# WORK INSTRUCTIONS
Gather all lines containing the string "this" and copy them out.

# GIVEN RECORDS
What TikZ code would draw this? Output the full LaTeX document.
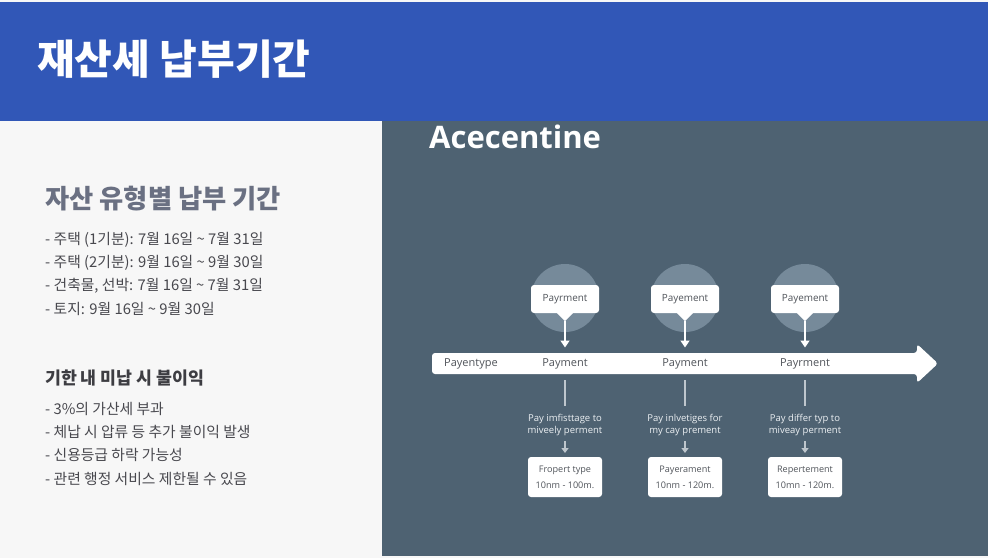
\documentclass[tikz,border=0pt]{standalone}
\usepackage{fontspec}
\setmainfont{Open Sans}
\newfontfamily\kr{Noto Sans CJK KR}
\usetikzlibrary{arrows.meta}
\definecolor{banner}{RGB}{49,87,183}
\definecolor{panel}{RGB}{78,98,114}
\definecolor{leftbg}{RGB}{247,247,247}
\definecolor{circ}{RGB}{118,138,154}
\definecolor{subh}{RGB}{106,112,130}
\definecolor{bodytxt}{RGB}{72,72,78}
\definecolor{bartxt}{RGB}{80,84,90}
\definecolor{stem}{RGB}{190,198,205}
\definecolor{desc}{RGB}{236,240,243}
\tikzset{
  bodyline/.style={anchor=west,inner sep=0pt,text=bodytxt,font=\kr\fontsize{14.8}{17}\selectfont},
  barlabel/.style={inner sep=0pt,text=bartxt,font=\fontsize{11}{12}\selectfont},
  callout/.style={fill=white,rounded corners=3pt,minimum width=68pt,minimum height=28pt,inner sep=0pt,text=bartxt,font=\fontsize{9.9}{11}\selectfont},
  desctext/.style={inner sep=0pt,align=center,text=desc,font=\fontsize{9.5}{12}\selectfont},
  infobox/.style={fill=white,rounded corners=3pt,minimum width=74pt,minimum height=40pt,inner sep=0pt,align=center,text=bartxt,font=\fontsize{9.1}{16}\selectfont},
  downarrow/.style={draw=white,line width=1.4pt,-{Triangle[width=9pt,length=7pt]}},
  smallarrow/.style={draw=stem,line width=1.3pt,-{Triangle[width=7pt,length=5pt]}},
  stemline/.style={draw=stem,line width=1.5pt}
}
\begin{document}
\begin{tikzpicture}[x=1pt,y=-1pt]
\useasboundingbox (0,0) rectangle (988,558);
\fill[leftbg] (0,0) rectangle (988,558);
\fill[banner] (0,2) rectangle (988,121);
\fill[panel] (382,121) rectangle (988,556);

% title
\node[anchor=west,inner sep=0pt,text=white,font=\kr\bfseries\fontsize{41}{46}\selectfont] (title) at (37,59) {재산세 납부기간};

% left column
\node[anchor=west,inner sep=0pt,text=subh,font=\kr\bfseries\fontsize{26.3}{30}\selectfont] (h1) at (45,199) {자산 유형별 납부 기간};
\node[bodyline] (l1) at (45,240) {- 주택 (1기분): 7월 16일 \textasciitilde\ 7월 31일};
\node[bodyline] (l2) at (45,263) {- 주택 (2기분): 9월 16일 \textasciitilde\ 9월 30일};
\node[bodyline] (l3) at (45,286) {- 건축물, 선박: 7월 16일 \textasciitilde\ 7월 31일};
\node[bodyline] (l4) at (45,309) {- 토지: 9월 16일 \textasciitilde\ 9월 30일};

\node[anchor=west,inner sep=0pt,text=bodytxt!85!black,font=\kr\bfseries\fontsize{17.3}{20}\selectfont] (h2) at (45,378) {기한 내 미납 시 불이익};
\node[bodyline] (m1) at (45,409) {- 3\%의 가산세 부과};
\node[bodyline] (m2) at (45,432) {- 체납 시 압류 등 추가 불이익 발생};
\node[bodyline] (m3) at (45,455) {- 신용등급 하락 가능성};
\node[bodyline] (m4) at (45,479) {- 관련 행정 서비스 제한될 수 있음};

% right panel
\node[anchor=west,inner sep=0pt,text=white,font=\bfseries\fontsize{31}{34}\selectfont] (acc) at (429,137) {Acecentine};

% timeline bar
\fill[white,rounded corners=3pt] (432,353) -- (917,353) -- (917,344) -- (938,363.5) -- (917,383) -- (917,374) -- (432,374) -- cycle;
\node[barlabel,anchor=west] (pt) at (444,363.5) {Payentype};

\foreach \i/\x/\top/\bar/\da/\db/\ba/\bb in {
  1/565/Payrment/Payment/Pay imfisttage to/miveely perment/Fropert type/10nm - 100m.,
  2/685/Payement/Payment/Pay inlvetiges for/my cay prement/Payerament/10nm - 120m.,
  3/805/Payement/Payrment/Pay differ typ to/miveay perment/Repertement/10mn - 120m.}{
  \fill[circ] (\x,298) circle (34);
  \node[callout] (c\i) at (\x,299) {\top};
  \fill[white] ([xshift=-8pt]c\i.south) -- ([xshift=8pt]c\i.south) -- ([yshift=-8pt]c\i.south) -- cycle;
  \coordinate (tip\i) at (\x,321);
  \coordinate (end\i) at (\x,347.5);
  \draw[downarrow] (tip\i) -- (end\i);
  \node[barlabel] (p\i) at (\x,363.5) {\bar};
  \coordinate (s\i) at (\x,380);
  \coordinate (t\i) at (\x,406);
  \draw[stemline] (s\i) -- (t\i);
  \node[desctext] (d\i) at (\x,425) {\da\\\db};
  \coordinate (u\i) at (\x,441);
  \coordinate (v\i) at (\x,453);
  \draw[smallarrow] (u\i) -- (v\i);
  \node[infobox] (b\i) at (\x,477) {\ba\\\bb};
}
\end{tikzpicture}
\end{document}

...

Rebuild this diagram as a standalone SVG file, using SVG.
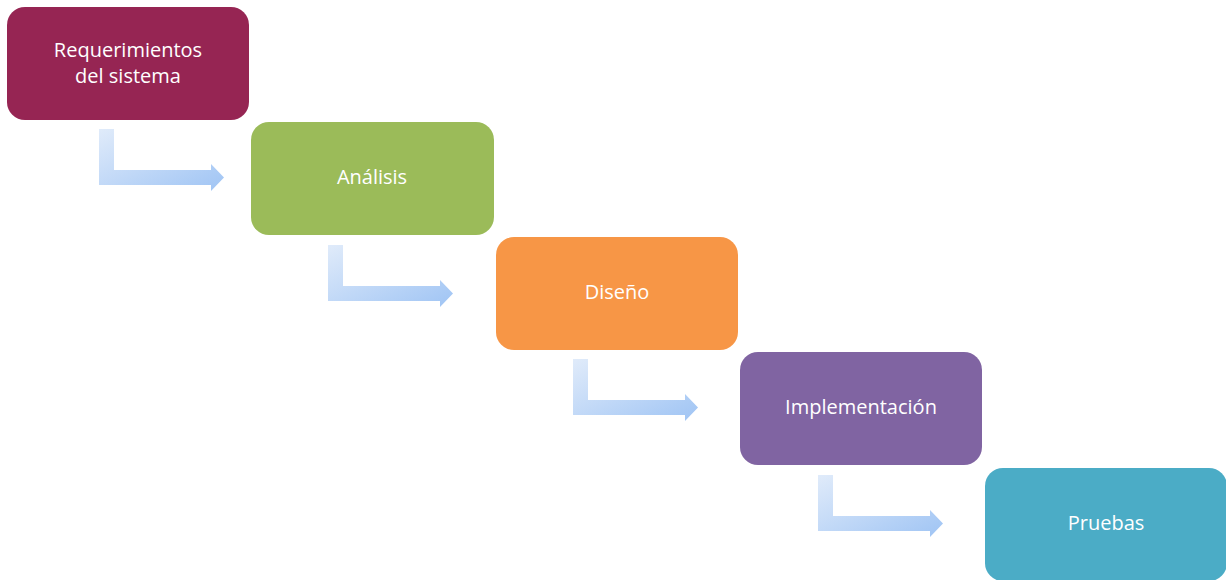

==

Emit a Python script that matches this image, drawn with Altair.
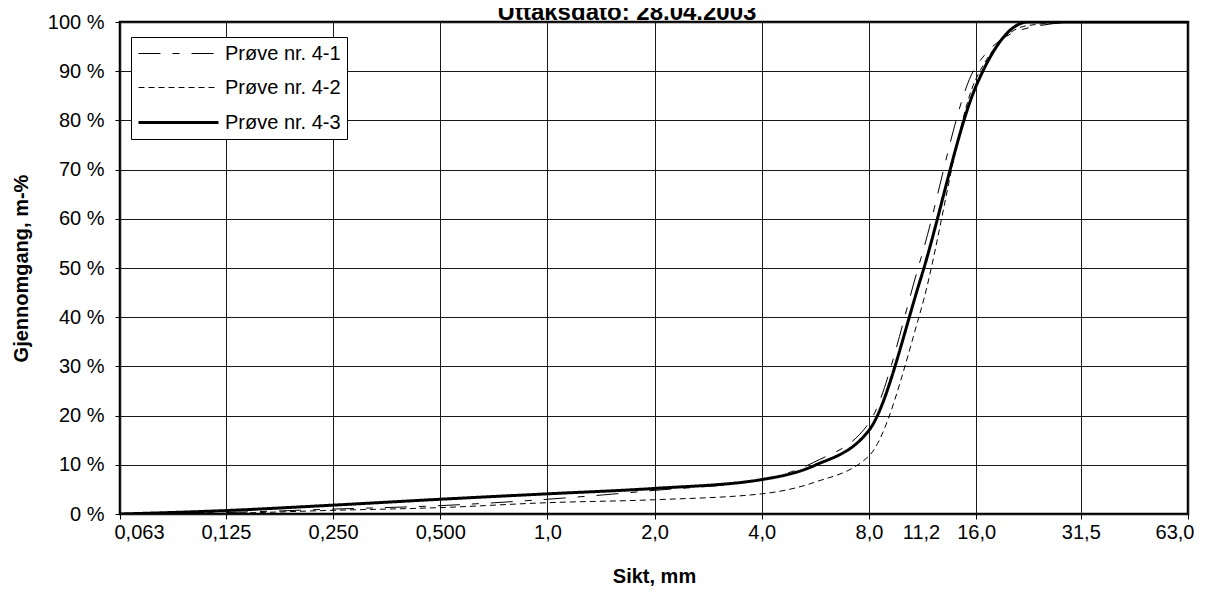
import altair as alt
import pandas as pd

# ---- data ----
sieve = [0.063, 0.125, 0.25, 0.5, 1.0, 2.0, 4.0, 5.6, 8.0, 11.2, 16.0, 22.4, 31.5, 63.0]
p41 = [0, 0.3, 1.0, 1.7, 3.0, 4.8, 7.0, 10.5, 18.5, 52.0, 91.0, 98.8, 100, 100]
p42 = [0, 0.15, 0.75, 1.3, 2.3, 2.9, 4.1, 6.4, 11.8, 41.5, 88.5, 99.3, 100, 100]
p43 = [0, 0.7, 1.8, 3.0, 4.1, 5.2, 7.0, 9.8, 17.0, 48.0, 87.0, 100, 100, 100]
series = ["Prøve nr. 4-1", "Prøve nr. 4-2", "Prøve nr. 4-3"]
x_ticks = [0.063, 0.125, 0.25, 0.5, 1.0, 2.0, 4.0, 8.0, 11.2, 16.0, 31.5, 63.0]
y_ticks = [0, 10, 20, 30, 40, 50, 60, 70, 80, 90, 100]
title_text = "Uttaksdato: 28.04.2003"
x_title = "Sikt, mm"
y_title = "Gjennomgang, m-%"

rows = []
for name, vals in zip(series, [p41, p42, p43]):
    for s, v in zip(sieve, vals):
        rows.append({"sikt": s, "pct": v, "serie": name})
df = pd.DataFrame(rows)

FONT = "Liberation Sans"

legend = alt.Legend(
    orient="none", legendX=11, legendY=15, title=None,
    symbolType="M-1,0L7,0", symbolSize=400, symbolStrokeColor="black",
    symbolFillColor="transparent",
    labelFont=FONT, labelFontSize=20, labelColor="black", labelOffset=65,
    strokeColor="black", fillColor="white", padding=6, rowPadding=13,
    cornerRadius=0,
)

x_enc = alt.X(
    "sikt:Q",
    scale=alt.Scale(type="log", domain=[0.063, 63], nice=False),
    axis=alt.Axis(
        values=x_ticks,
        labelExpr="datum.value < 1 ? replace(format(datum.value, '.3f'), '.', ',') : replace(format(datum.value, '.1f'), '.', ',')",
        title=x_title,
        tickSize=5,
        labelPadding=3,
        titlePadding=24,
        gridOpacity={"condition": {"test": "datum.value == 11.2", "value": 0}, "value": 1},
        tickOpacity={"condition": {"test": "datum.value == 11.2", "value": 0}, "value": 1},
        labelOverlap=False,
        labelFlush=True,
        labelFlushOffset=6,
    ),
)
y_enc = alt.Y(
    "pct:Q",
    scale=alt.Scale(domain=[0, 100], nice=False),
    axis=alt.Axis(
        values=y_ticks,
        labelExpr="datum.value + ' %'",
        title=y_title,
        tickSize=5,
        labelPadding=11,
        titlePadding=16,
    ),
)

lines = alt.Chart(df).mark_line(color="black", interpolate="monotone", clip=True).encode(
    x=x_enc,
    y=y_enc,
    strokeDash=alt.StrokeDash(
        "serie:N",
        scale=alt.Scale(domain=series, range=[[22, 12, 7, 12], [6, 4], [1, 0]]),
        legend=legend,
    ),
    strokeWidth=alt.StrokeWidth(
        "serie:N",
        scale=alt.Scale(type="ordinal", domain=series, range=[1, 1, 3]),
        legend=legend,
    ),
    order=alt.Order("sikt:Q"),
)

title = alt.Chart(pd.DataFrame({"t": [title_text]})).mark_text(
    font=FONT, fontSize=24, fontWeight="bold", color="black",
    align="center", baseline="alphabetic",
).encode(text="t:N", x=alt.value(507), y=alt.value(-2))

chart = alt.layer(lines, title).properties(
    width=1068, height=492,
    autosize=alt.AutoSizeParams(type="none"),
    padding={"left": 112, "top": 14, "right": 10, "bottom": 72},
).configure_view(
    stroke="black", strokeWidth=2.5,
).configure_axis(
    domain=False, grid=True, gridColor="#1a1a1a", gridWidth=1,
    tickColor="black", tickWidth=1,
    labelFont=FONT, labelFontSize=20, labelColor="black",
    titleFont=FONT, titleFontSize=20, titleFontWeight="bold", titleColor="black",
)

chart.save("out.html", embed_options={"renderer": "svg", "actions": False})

# FINISHED TASK
What TikZ code would draw this? Output the full LaTeX document.
Rebuild this diagram as a standalone SVG file, using SVG.
Emit a Python script that matches this image, drawn with Altair.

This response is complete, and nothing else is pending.